Data lines.
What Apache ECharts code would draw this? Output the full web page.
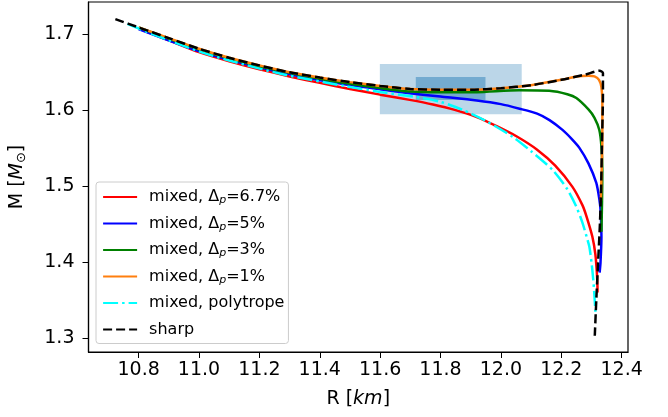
<!DOCTYPE html>
<html><head><meta charset="utf-8">
<script src="https://cdn.jsdelivr.net/npm/echarts@6/dist/echarts.min.js"></script>
<style>html,body{margin:0;padding:0;background:#fff}#c{width:668px;height:417px}</style>
</head><body><div id="c"></div>
<script>
// ---- data (R [km], M [Msun]) ----
const seriesNames = ['mixed, Δp=6.7%','mixed, Δp=5%','mixed, Δp=3%','mixed, Δp=1%','mixed, polytrope','sharp'];
const legendRich = ['{n|mixed, Δ}{s|p}{n|=6.7%}','{n|mixed, Δ}{s|p}{n|=5%}','{n|mixed, Δ}{s|p}{n|=3%}','{n|mixed, Δ}{s|p}{n|=1%}','{n|mixed, polytrope}','{n|sharp}'];
const xTicks = [10.8,11.0,11.2,11.4,11.6,11.8,12.0,12.2,12.4];
const yTicks = [1.3,1.4,1.5,1.6,1.7];
const mixed67 = [[10.803,1.707],[10.9,1.692],[11.0,1.6765],[11.1,1.6645],[11.2,1.654],[11.3,1.6445],[11.4,1.636],[11.5,1.628],[11.6,1.6205],[11.698,1.6136],[11.775,1.6075],[11.847,1.6004],[11.92,1.591],[11.986,1.579],[12.05,1.566],[12.12,1.548],[12.18,1.527],[12.237,1.4991],[12.27,1.475],[12.284,1.4596],[12.303,1.4333],[12.313,1.41],[12.318,1.385],[12.320,1.3635],[12.320,1.36]];
const mixed5 = [[10.80,1.707],[11.0,1.678],[11.2,1.6565],[11.4,1.6395],[11.6,1.6275],[11.698,1.6224],[11.80,1.618],[11.92,1.6128],[12.00,1.608],[12.062,1.602],[12.12,1.5955],[12.161,1.587],[12.204,1.5741],[12.235,1.562],[12.26,1.5504],[12.29,1.530],[12.316,1.5043],[12.326,1.483],[12.330,1.4688],[12.333,1.4333],[12.330,1.40],[12.327,1.386]];
const mixed3 = [[10.80,1.709],[11.0,1.680],[11.2,1.658],[11.4,1.6415],[11.55,1.632],[11.70,1.6245],[11.80,1.6235],[11.92,1.6237],[12.06,1.6262],[12.16,1.6255],[12.22,1.621],[12.25,1.616],[12.29,1.601],[12.31,1.590],[12.326,1.574],[12.333,1.552],[12.336,1.52],[12.335,1.48],[12.333,1.44]];
const mixed1 = [[10.80,1.709],[10.90,1.695],[11.00,1.681],[11.10,1.669],[11.20,1.659],[11.30,1.650],[11.40,1.643],[11.50,1.637],[11.60,1.632],[11.70,1.628],[11.80,1.627],[11.90,1.627],[12.00,1.629],[12.10,1.633],[12.20,1.640],[12.25,1.6445],[12.29,1.6455],[12.31,1.6445],[12.325,1.640],[12.333,1.630],[12.336,1.61],[12.336,1.56],[12.333,1.51],[12.331,1.48]];
const polytrope = [[10.763,1.7136],[10.85,1.6995],[11.0,1.6775],[11.1,1.6655],[11.27,1.648],[11.484,1.6317],[11.60,1.624],[11.732,1.6166],[11.80,1.611],[11.874,1.6004],[11.95,1.586],[12.039,1.5649],[12.10,1.546],[12.171,1.5214],[12.22,1.496],[12.250,1.4728],[12.27,1.452],[12.284,1.4333],[12.293,1.4201],[12.300,1.40],[12.306,1.3767],[12.310,1.355],[12.313,1.3346]];
const sharp = [[10.723,1.720],[10.80,1.709],[10.90,1.695],[11.00,1.681],[11.10,1.669],[11.20,1.659],[11.30,1.650],[11.40,1.643],[11.50,1.637],[11.60,1.632],[11.70,1.628],[11.80,1.627],[11.90,1.627],[12.00,1.629],[12.10,1.633],[12.20,1.640],[12.28,1.647],[12.327,1.652],[12.338,1.649],[12.338,1.62],[12.335,1.56],[12.332,1.50],[12.328,1.45],[12.322,1.40],[12.316,1.35],[12.311,1.303]];
const boxOuter = [[11.599,1.6609],[12.069,1.5948]];
const boxInner = [[11.718,1.6438],[11.949,1.6136]];

const colors = ['#ff0000','#0000ff','#008000','#ff7f0e','#00ffff','#000000'];
const styles = ['solid','solid','solid','solid',[15,4,2.5,4],[9,4]];
const datasets = [mixed67,mixed5,mixed3,mixed1,polytrope,sharp];
const FONT = 'DejaVu Sans';

const chart = echarts.init(document.getElementById('c'), null, {renderer:'canvas'});
const series = datasets.map((d,i)=>({
  name: seriesNames[i], type:'line', data:d, symbol:'none', smooth:0.25,
  lineStyle:{color:colors[i], width:2.5, type:styles[i]}, itemStyle:{color:colors[i]},
  z: 3+i, animation:false
}));
series.unshift({
  type:'line', data:[], silent:true, z:1,
  markArea:{silent:true, data:[
    [{coord:boxOuter[0], itemStyle:{color:'rgba(31,119,180,0.3)'}},{coord:boxOuter[1]}],
    [{coord:boxInner[0], itemStyle:{color:'rgba(31,119,180,0.45)'}},{coord:boxInner[1]}]
  ]}
});
chart.setOption({
  animation:false,
  grid:{left:88, right:40, top:2, bottom:65, show:true, borderColor:'#000', borderWidth:1.2},
  xAxis:{type:'value', min:10.634, max:12.421,
    name:'{n|R [}{i|km}{n|]}', nameLocation:'middle', nameGap:38,
    nameTextStyle:{rich:{n:{fontFamily:FONT,fontSize:19,color:'#000'},i:{fontFamily:FONT,fontSize:19,fontStyle:'italic',color:'#000'}}},
    axisLine:{show:true, lineStyle:{color:'#000', width:1.2}},
    axisTick:{show:true, length:6, lineStyle:{color:'#000'}, customValues:xTicks},
    axisLabel:{fontFamily:FONT, fontSize:19, color:'#000', margin:9, customValues:xTicks, formatter:v=>v.toFixed(1)},
    splitLine:{show:false}},
  yAxis:{type:'value', min:1.2816, max:1.7425,
    name:'{n|M [}{i|M}{s|⊙}{n|]}', nameLocation:'middle', nameGap:60, nameRotate:90,
    nameTextStyle:{rich:{n:{fontFamily:FONT,fontSize:19,color:'#000'},i:{fontFamily:FONT,fontSize:19,fontStyle:'italic',color:'#000'},s:{fontFamily:FONT,fontSize:13,color:'#000',padding:[9,0,0,0]}}},
    axisLine:{show:true, lineStyle:{color:'#000', width:1.2}},
    axisTick:{show:true, length:6, lineStyle:{color:'#000'}, customValues:yTicks},
    axisLabel:{fontFamily:FONT, fontSize:19, color:'#000', margin:14, customValues:yTicks, formatter:v=>v.toFixed(1)},
    splitLine:{show:false}},
  legend:{orient:'vertical', left:96, top:182,
    padding:[5,4,4,6], itemGap:6.5, itemWidth:34, itemHeight:14,
    backgroundColor:'rgba(255,255,255,0.8)', borderColor:'#cccccc', borderWidth:1, borderRadius:3,
    data:seriesNames,
    itemStyle:{opacity:0, borderWidth:0},
    lineStyle:{width:2.2},
    formatter:name=>legendRich[seriesNames.indexOf(name)],
    textStyle:{lineHeight:20, padding:[0,0,0,7], rich:{
      n:{fontFamily:FONT,fontSize:16,color:'#000'},
      s:{fontFamily:FONT,fontSize:11,fontStyle:'italic',color:'#000',padding:[7,0,0,0]}}}
  },
  series:series
});
</script></body></html>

Job.
Each line of the material must be retyped exactly, except that images are omitted.

Task response.
What Apache ECharts code would draw this? Output the full web page.
<!DOCTYPE html>
<html><head><meta charset="utf-8">
<script src="https://cdn.jsdelivr.net/npm/echarts@6/dist/echarts.min.js"></script>
<style>html,body{margin:0;padding:0;background:#fff}#c{width:668px;height:417px}</style>
</head><body><div id="c"></div>
<script>
// ---- data (R [km], M [Msun]) ----
const seriesNames = ['mixed, Δp=6.7%','mixed, Δp=5%','mixed, Δp=3%','mixed, Δp=1%','mixed, polytrope','sharp'];
const legendRich = ['{n|mixed, Δ}{s|p}{n|=6.7%}','{n|mixed, Δ}{s|p}{n|=5%}','{n|mixed, Δ}{s|p}{n|=3%}','{n|mixed, Δ}{s|p}{n|=1%}','{n|mixed, polytrope}','{n|sharp}'];
const xTicks = [10.8,11.0,11.2,11.4,11.6,11.8,12.0,12.2,12.4];
const yTicks = [1.3,1.4,1.5,1.6,1.7];
const mixed67 = [[10.803,1.707],[10.9,1.692],[11.0,1.6765],[11.1,1.6645],[11.2,1.654],[11.3,1.6445],[11.4,1.636],[11.5,1.628],[11.6,1.6205],[11.698,1.6136],[11.775,1.6075],[11.847,1.6004],[11.92,1.591],[11.986,1.579],[12.05,1.566],[12.12,1.548],[12.18,1.527],[12.237,1.4991],[12.27,1.475],[12.284,1.4596],[12.303,1.4333],[12.313,1.41],[12.318,1.385],[12.320,1.3635],[12.320,1.36]];
const mixed5 = [[10.80,1.707],[11.0,1.678],[11.2,1.6565],[11.4,1.6395],[11.6,1.6275],[11.698,1.6224],[11.80,1.618],[11.92,1.6128],[12.00,1.608],[12.062,1.602],[12.12,1.5955],[12.161,1.587],[12.204,1.5741],[12.235,1.562],[12.26,1.5504],[12.29,1.530],[12.316,1.5043],[12.326,1.483],[12.330,1.4688],[12.333,1.4333],[12.330,1.40],[12.327,1.386]];
const mixed3 = [[10.80,1.709],[11.0,1.680],[11.2,1.658],[11.4,1.6415],[11.55,1.632],[11.70,1.6245],[11.80,1.6235],[11.92,1.6237],[12.06,1.6262],[12.16,1.6255],[12.22,1.621],[12.25,1.616],[12.29,1.601],[12.31,1.590],[12.326,1.574],[12.333,1.552],[12.336,1.52],[12.335,1.48],[12.333,1.44]];
const mixed1 = [[10.80,1.709],[10.90,1.695],[11.00,1.681],[11.10,1.669],[11.20,1.659],[11.30,1.650],[11.40,1.643],[11.50,1.637],[11.60,1.632],[11.70,1.628],[11.80,1.627],[11.90,1.627],[12.00,1.629],[12.10,1.633],[12.20,1.640],[12.25,1.6445],[12.29,1.6455],[12.31,1.6445],[12.325,1.640],[12.333,1.630],[12.336,1.61],[12.336,1.56],[12.333,1.51],[12.331,1.48]];
const polytrope = [[10.763,1.7136],[10.85,1.6995],[11.0,1.6775],[11.1,1.6655],[11.27,1.648],[11.484,1.6317],[11.60,1.624],[11.732,1.6166],[11.80,1.611],[11.874,1.6004],[11.95,1.586],[12.039,1.5649],[12.10,1.546],[12.171,1.5214],[12.22,1.496],[12.250,1.4728],[12.27,1.452],[12.284,1.4333],[12.293,1.4201],[12.300,1.40],[12.306,1.3767],[12.310,1.355],[12.313,1.3346]];
const sharp = [[10.723,1.720],[10.80,1.709],[10.90,1.695],[11.00,1.681],[11.10,1.669],[11.20,1.659],[11.30,1.650],[11.40,1.643],[11.50,1.637],[11.60,1.632],[11.70,1.628],[11.80,1.627],[11.90,1.627],[12.00,1.629],[12.10,1.633],[12.20,1.640],[12.28,1.647],[12.327,1.652],[12.338,1.649],[12.338,1.62],[12.335,1.56],[12.332,1.50],[12.328,1.45],[12.322,1.40],[12.316,1.35],[12.311,1.303]];
const boxOuter = [[11.599,1.6609],[12.069,1.5948]];
const boxInner = [[11.718,1.6438],[11.949,1.6136]];

const colors = ['#ff0000','#0000ff','#008000','#ff7f0e','#00ffff','#000000'];
const styles = ['solid','solid','solid','solid',[15,4,2.5,4],[9,4]];
const datasets = [mixed67,mixed5,mixed3,mixed1,polytrope,sharp];
const FONT = 'DejaVu Sans';

const chart = echarts.init(document.getElementById('c'), null, {renderer:'canvas'});
const series = datasets.map((d,i)=>({
  name: seriesNames[i], type:'line', data:d, symbol:'none', smooth:0.25,
  lineStyle:{color:colors[i], width:2.5, type:styles[i]}, itemStyle:{color:colors[i]},
  z: 3+i, animation:false
}));
series.unshift({
  type:'line', data:[], silent:true, z:1,
  markArea:{silent:true, data:[
    [{coord:boxOuter[0], itemStyle:{color:'rgba(31,119,180,0.3)'}},{coord:boxOuter[1]}],
    [{coord:boxInner[0], itemStyle:{color:'rgba(31,119,180,0.45)'}},{coord:boxInner[1]}]
  ]}
});
chart.setOption({
  animation:false,
  grid:{left:88, right:40, top:2, bottom:65, show:true, borderColor:'#000', borderWidth:1.2},
  xAxis:{type:'value', min:10.634, max:12.421,
    name:'{n|R [}{i|km}{n|]}', nameLocation:'middle', nameGap:38,
    nameTextStyle:{rich:{n:{fontFamily:FONT,fontSize:19,color:'#000'},i:{fontFamily:FONT,fontSize:19,fontStyle:'italic',color:'#000'}}},
    axisLine:{show:true, lineStyle:{color:'#000', width:1.2}},
    axisTick:{show:true, length:6, lineStyle:{color:'#000'}, customValues:xTicks},
    axisLabel:{fontFamily:FONT, fontSize:19, color:'#000', margin:9, customValues:xTicks, formatter:v=>v.toFixed(1)},
    splitLine:{show:false}},
  yAxis:{type:'value', min:1.2816, max:1.7425,
    name:'{n|M [}{i|M}{s|⊙}{n|]}', nameLocation:'middle', nameGap:60, nameRotate:90,
    nameTextStyle:{rich:{n:{fontFamily:FONT,fontSize:19,color:'#000'},i:{fontFamily:FONT,fontSize:19,fontStyle:'italic',color:'#000'},s:{fontFamily:FONT,fontSize:13,color:'#000',padding:[9,0,0,0]}}},
    axisLine:{show:true, lineStyle:{color:'#000', width:1.2}},
    axisTick:{show:true, length:6, lineStyle:{color:'#000'}, customValues:yTicks},
    axisLabel:{fontFamily:FONT, fontSize:19, color:'#000', margin:14, customValues:yTicks, formatter:v=>v.toFixed(1)},
    splitLine:{show:false}},
  legend:{orient:'vertical', left:96, top:182,
    padding:[5,4,4,6], itemGap:6.5, itemWidth:34, itemHeight:14,
    backgroundColor:'rgba(255,255,255,0.8)', borderColor:'#cccccc', borderWidth:1, borderRadius:3,
    data:seriesNames,
    itemStyle:{opacity:0, borderWidth:0},
    lineStyle:{width:2.2},
    formatter:name=>legendRich[seriesNames.indexOf(name)],
    textStyle:{lineHeight:20, padding:[0,0,0,7], rich:{
      n:{fontFamily:FONT,fontSize:16,color:'#000'},
      s:{fontFamily:FONT,fontSize:11,fontStyle:'italic',color:'#000',padding:[7,0,0,0]}}}
  },
  series:series
});
</script></body></html>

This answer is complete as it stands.